At first the man with no name and his mysterious alien bracelet suggest a Western remake of The Day the Earth Stood Still: what if the Clint-Eastwoodian stranger who upends a Western town were an extraterrestrial? But it’s soon revealed that he is the all-too-human renegade Jake Lonergan, wanted for many a nefarious crime and, more important, ripe for redemption. So are the townspeople, who, like rival members of a platoon, band together to fight the otherworldly intruders. The Absolutionists also need to free their loved ones who’ve been abducted by the aliens, both for purposes of research and as expression of an intergalactic Bad Neighbor policy.

In its first half, when it’s content to plunder favorite Western tropes, the movie provides some vagrant pleasures. The supporting actors savor each element of their characters as if it were the tastiest tobacco chaw. (Kudos, in passing, to Rockwell, Browning, Beach and Ringer.) Lonergan’s entry into the Absolution saloon plays like a live-action reprise of a similar scene in Rango, with Johnny Depp voicing a cowboy chameleon; but that just proves the sturdiness of the genre, and the ability of modern filmmakers to honor and tweak Western conventions. And when tough-guy Craig confronts mean-man Ford, it’s like the world champion glare-off of steely blue eyes.

In Hollywood’s ancient prime, maybe a third of all movies were Westerns. But those days are as dead as the horse-mounted cavalry; in the past 30 years, the genre has been resuscitated only when some powerful director wanted to make a movie like the ones he grew up loving. So Cowboys & Aliens has got to get to the aliens pretty damn quick. Even here, Favreau and his crew sprinkle a few memorable moments: the aliens’ low-flying scout planes, looking like 10-winged titanium dragonflies and lassoing the townspeople for abduction; a desert vision of an upside-down steamship, which momentarily summons the ghost of Werner Herzog’s Fitzcarraldo; and the recurring image of Craig retrieving his cowboy hat, whether he’s fighting off human varmints or escaping from the aliens’ stronghold. A man ain’t a man without his Stetson.

Gradually, though, the movie sinks into ordinariness, serving up too many Spielbergian reaction shots of each cast member gawking or gulping at an alien encounter, and too many moral lessons that must be learned or taught.
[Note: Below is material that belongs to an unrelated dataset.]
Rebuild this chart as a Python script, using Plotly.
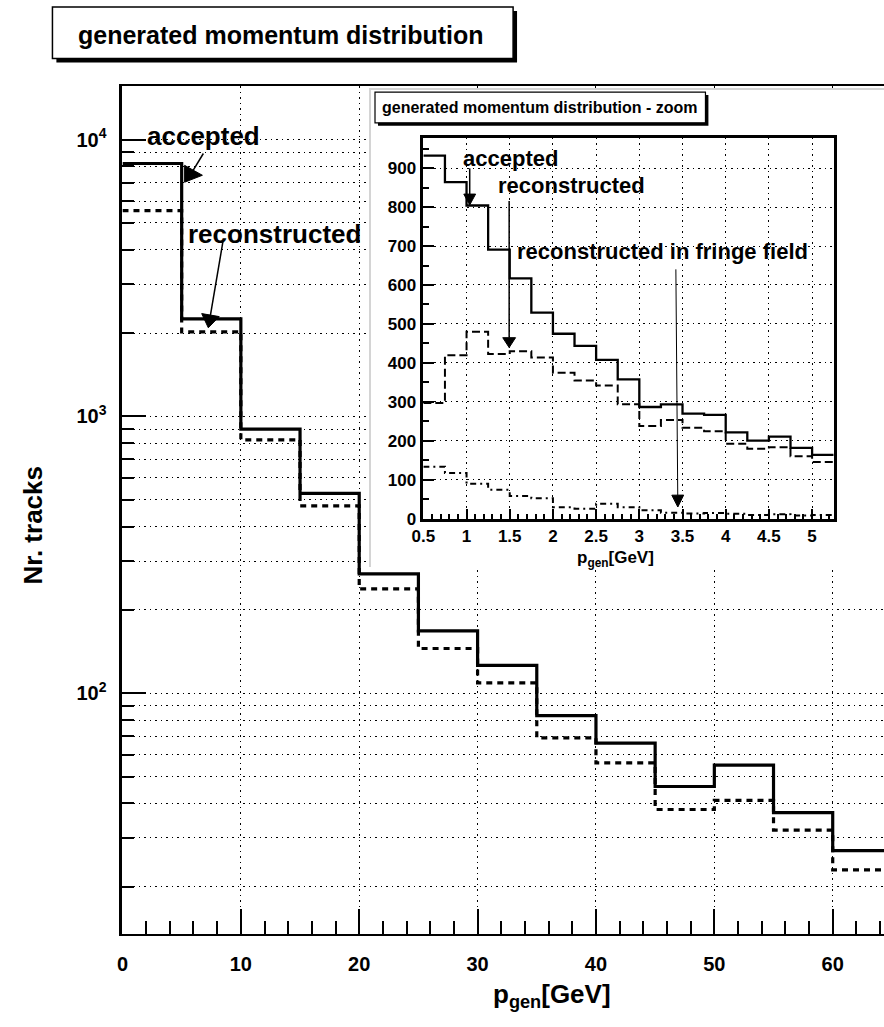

Cowboys & Aliens is the kind of movie where anything that happens in Act One (the kid is given a knife, the saloonkeeper doesn’t know how to shoot) will predictably pay off in Act Three. And why is the ancient wisdom of Indian shamans always taken at face value? Modern movies usually mock a Christian’s belief in miracles; yet the summoning of spirits by aboriginal Americans, here as in other Westerns, is shown as a certain conduit to another, higher world.

These clichés test the attention span of viewers and force them into the fallback job of seeing how the actors are doing. Wilde, as an ethereal cowgirl with a few mysteries of her own, has not a trace of 19th-century dust on her slim frame, but her runway beauty seizes the screen. Craig, in the interval between his last James Bond movie and his starring role in David Fincher’s remake of The Girl With the Dragon Tattoo, occupies the Lonergan character forcefully, though his appeal still stops just this side of star quality. And Ford, as he’s done ever since the early Star Wars movies, overindulges in scowling and growling. He should know by now that his weathered face is its own cranky editorial comment.

We wish that the movie had lived up to our expectations and its makers’ ambitions. But in films as in foods, some hybrids make sense and others don’t. Cowboys & Aliens could have been the tangelo of genre-blenders. Instead, it’s more like the Jimmy Dean Chocolate Chip Pancake & Sausage on a Stick.